* Exercise aim
Output the data that follows exactly, line for line.

── Dataset content ──

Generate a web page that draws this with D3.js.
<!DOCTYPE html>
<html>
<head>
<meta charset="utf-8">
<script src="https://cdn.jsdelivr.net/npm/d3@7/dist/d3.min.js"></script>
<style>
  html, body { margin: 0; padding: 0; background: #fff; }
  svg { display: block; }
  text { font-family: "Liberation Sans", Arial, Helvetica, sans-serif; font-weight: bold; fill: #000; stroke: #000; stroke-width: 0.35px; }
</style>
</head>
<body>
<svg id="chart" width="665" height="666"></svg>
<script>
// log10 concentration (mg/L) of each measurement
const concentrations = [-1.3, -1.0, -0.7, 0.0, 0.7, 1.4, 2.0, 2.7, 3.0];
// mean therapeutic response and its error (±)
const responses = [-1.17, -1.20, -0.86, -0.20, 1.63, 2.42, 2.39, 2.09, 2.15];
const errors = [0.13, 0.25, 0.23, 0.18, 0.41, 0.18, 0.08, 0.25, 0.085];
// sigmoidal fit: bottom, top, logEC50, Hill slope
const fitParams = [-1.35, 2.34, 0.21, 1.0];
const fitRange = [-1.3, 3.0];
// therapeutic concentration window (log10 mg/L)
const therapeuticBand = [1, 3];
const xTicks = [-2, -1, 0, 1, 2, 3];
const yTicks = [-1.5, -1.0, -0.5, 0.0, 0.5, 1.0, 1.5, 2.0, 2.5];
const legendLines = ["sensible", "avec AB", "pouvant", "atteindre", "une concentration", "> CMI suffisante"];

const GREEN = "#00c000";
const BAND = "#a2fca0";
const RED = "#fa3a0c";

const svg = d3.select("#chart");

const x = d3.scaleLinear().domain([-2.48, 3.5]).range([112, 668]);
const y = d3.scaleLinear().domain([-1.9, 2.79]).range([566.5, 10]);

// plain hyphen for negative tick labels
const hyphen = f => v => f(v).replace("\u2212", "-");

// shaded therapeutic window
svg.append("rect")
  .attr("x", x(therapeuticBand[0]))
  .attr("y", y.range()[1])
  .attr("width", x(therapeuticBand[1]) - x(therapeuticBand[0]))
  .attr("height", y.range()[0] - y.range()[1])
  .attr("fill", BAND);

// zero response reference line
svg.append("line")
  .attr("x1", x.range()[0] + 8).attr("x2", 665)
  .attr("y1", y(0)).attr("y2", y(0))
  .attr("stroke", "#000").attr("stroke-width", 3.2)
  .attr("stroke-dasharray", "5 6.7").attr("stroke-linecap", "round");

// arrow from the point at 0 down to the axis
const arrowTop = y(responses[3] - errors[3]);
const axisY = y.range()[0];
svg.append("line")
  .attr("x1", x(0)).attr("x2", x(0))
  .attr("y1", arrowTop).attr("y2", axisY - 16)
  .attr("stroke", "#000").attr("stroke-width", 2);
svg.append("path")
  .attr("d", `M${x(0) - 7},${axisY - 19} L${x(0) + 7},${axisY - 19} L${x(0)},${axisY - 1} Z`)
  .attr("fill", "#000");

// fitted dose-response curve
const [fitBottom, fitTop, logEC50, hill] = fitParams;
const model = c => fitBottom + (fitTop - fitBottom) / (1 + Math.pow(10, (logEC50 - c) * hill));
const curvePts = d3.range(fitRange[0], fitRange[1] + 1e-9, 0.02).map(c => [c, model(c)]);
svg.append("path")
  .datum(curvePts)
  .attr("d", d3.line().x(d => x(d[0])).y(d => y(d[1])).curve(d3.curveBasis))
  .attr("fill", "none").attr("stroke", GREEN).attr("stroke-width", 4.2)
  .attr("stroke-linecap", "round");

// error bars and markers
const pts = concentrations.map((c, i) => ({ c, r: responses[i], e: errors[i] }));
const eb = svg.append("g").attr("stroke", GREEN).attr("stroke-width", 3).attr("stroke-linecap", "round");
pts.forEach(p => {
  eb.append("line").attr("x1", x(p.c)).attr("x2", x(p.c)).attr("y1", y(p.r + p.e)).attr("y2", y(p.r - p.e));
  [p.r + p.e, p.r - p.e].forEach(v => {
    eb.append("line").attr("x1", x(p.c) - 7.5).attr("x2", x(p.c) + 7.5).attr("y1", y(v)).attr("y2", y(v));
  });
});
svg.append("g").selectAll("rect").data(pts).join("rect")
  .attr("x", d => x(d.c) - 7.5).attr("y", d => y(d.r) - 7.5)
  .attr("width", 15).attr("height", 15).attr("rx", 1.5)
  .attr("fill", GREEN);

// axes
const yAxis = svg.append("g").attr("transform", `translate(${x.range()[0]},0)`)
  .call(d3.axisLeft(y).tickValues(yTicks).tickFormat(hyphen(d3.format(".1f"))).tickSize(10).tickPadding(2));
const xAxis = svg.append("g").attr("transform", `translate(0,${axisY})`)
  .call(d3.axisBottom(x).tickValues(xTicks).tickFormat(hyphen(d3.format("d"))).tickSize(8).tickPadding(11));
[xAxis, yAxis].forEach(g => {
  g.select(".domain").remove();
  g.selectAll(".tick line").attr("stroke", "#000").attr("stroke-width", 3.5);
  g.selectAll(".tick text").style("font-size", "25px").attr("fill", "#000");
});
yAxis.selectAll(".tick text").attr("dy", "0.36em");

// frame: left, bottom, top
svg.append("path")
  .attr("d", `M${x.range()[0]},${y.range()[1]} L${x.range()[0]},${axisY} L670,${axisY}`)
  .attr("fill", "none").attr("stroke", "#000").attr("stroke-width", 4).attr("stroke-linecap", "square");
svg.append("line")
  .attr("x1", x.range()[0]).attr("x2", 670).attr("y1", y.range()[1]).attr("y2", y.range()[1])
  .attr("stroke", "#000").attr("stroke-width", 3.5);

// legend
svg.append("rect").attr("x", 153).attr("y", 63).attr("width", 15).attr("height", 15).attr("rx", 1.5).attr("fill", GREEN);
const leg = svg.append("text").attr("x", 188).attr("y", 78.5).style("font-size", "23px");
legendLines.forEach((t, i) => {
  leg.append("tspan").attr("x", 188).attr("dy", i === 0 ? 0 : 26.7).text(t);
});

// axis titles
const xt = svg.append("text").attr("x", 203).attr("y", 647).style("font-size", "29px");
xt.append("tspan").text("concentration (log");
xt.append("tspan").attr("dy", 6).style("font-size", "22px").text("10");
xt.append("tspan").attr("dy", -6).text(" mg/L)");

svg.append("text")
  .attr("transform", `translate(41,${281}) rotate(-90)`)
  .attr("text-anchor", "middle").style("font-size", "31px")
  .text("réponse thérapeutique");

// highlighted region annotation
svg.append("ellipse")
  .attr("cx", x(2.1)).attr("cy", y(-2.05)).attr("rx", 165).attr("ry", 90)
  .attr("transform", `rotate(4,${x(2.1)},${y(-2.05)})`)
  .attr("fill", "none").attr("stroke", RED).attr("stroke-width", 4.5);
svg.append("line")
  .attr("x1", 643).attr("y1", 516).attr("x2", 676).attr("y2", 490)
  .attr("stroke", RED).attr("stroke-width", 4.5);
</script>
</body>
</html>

───

* Worked solution
Generate a web page that draws this with D3.js.
<!DOCTYPE html>
<html>
<head>
<meta charset="utf-8">
<script src="https://cdn.jsdelivr.net/npm/d3@7/dist/d3.min.js"></script>
<style>
  html, body { margin: 0; padding: 0; background: #fff; }
  svg { display: block; }
  text { font-family: "Liberation Sans", Arial, Helvetica, sans-serif; font-weight: bold; fill: #000; stroke: #000; stroke-width: 0.35px; }
</style>
</head>
<body>
<svg id="chart" width="665" height="666"></svg>
<script>
// log10 concentration (mg/L) of each measurement
const concentrations = [-1.3, -1.0, -0.7, 0.0, 0.7, 1.4, 2.0, 2.7, 3.0];
// mean therapeutic response and its error (±)
const responses = [-1.17, -1.20, -0.86, -0.20, 1.63, 2.42, 2.39, 2.09, 2.15];
const errors = [0.13, 0.25, 0.23, 0.18, 0.41, 0.18, 0.08, 0.25, 0.085];
// sigmoidal fit: bottom, top, logEC50, Hill slope
const fitParams = [-1.35, 2.34, 0.21, 1.0];
const fitRange = [-1.3, 3.0];
// therapeutic concentration window (log10 mg/L)
const therapeuticBand = [1, 3];
const xTicks = [-2, -1, 0, 1, 2, 3];
const yTicks = [-1.5, -1.0, -0.5, 0.0, 0.5, 1.0, 1.5, 2.0, 2.5];
const legendLines = ["sensible", "avec AB", "pouvant", "atteindre", "une concentration", "> CMI suffisante"];

const GREEN = "#00c000";
const BAND = "#a2fca0";
const RED = "#fa3a0c";

const svg = d3.select("#chart");

const x = d3.scaleLinear().domain([-2.48, 3.5]).range([112, 668]);
const y = d3.scaleLinear().domain([-1.9, 2.79]).range([566.5, 10]);

// plain hyphen for negative tick labels
const hyphen = f => v => f(v).replace("\u2212", "-");

// shaded therapeutic window
svg.append("rect")
  .attr("x", x(therapeuticBand[0]))
  .attr("y", y.range()[1])
  .attr("width", x(therapeuticBand[1]) - x(therapeuticBand[0]))
  .attr("height", y.range()[0] - y.range()[1])
  .attr("fill", BAND);

// zero response reference line
svg.append("line")
  .attr("x1", x.range()[0] + 8).attr("x2", 665)
  .attr("y1", y(0)).attr("y2", y(0))
  .attr("stroke", "#000").attr("stroke-width", 3.2)
  .attr("stroke-dasharray", "5 6.7").attr("stroke-linecap", "round");

// arrow from the point at 0 down to the axis
const arrowTop = y(responses[3] - errors[3]);
const axisY = y.range()[0];
svg.append("line")
  .attr("x1", x(0)).attr("x2", x(0))
  .attr("y1", arrowTop).attr("y2", axisY - 16)
  .attr("stroke", "#000").attr("stroke-width", 2);
svg.append("path")
  .attr("d", `M${x(0) - 7},${axisY - 19} L${x(0) + 7},${axisY - 19} L${x(0)},${axisY - 1} Z`)
  .attr("fill", "#000");

// fitted dose-response curve
const [fitBottom, fitTop, logEC50, hill] = fitParams;
const model = c => fitBottom + (fitTop - fitBottom) / (1 + Math.pow(10, (logEC50 - c) * hill));
const curvePts = d3.range(fitRange[0], fitRange[1] + 1e-9, 0.02).map(c => [c, model(c)]);
svg.append("path")
  .datum(curvePts)
  .attr("d", d3.line().x(d => x(d[0])).y(d => y(d[1])).curve(d3.curveBasis))
  .attr("fill", "none").attr("stroke", GREEN).attr("stroke-width", 4.2)
  .attr("stroke-linecap", "round");

// error bars and markers
const pts = concentrations.map((c, i) => ({ c, r: responses[i], e: errors[i] }));
const eb = svg.append("g").attr("stroke", GREEN).attr("stroke-width", 3).attr("stroke-linecap", "round");
pts.forEach(p => {
  eb.append("line").attr("x1", x(p.c)).attr("x2", x(p.c)).attr("y1", y(p.r + p.e)).attr("y2", y(p.r - p.e));
  [p.r + p.e, p.r - p.e].forEach(v => {
    eb.append("line").attr("x1", x(p.c) - 7.5).attr("x2", x(p.c) + 7.5).attr("y1", y(v)).attr("y2", y(v));
  });
});
svg.append("g").selectAll("rect").data(pts).join("rect")
  .attr("x", d => x(d.c) - 7.5).attr("y", d => y(d.r) - 7.5)
  .attr("width", 15).attr("height", 15).attr("rx", 1.5)
  .attr("fill", GREEN);

// axes
const yAxis = svg.append("g").attr("transform", `translate(${x.range()[0]},0)`)
  .call(d3.axisLeft(y).tickValues(yTicks).tickFormat(hyphen(d3.format(".1f"))).tickSize(10).tickPadding(2));
const xAxis = svg.append("g").attr("transform", `translate(0,${axisY})`)
  .call(d3.axisBottom(x).tickValues(xTicks).tickFormat(hyphen(d3.format("d"))).tickSize(8).tickPadding(11));
[xAxis, yAxis].forEach(g => {
  g.select(".domain").remove();
  g.selectAll(".tick line").attr("stroke", "#000").attr("stroke-width", 3.5);
  g.selectAll(".tick text").style("font-size", "25px").attr("fill", "#000");
});
yAxis.selectAll(".tick text").attr("dy", "0.36em");

// frame: left, bottom, top
svg.append("path")
  .attr("d", `M${x.range()[0]},${y.range()[1]} L${x.range()[0]},${axisY} L670,${axisY}`)
  .attr("fill", "none").attr("stroke", "#000").attr("stroke-width", 4).attr("stroke-linecap", "square");
svg.append("line")
  .attr("x1", x.range()[0]).attr("x2", 670).attr("y1", y.range()[1]).attr("y2", y.range()[1])
  .attr("stroke", "#000").attr("stroke-width", 3.5);

// legend
svg.append("rect").attr("x", 153).attr("y", 63).attr("width", 15).attr("height", 15).attr("rx", 1.5).attr("fill", GREEN);
const leg = svg.append("text").attr("x", 188).attr("y", 78.5).style("font-size", "23px");
legendLines.forEach((t, i) => {
  leg.append("tspan").attr("x", 188).attr("dy", i === 0 ? 0 : 26.7).text(t);
});

// axis titles
const xt = svg.append("text").attr("x", 203).attr("y", 647).style("font-size", "29px");
xt.append("tspan").text("concentration (log");
xt.append("tspan").attr("dy", 6).style("font-size", "22px").text("10");
xt.append("tspan").attr("dy", -6).text(" mg/L)");

svg.append("text")
  .attr("transform", `translate(41,${281}) rotate(-90)`)
  .attr("text-anchor", "middle").style("font-size", "31px")
  .text("réponse thérapeutique");

// highlighted region annotation
svg.append("ellipse")
  .attr("cx", x(2.1)).attr("cy", y(-2.05)).attr("rx", 165).attr("ry", 90)
  .attr("transform", `rotate(4,${x(2.1)},${y(-2.05)})`)
  .attr("fill", "none").attr("stroke", RED).attr("stroke-width", 4.5);
svg.append("line")
  .attr("x1", 643).attr("y1", 516).attr("x2", 676).attr("y2", 490)
  .attr("stroke", RED).attr("stroke-width", 4.5);
</script>
</body>
</html>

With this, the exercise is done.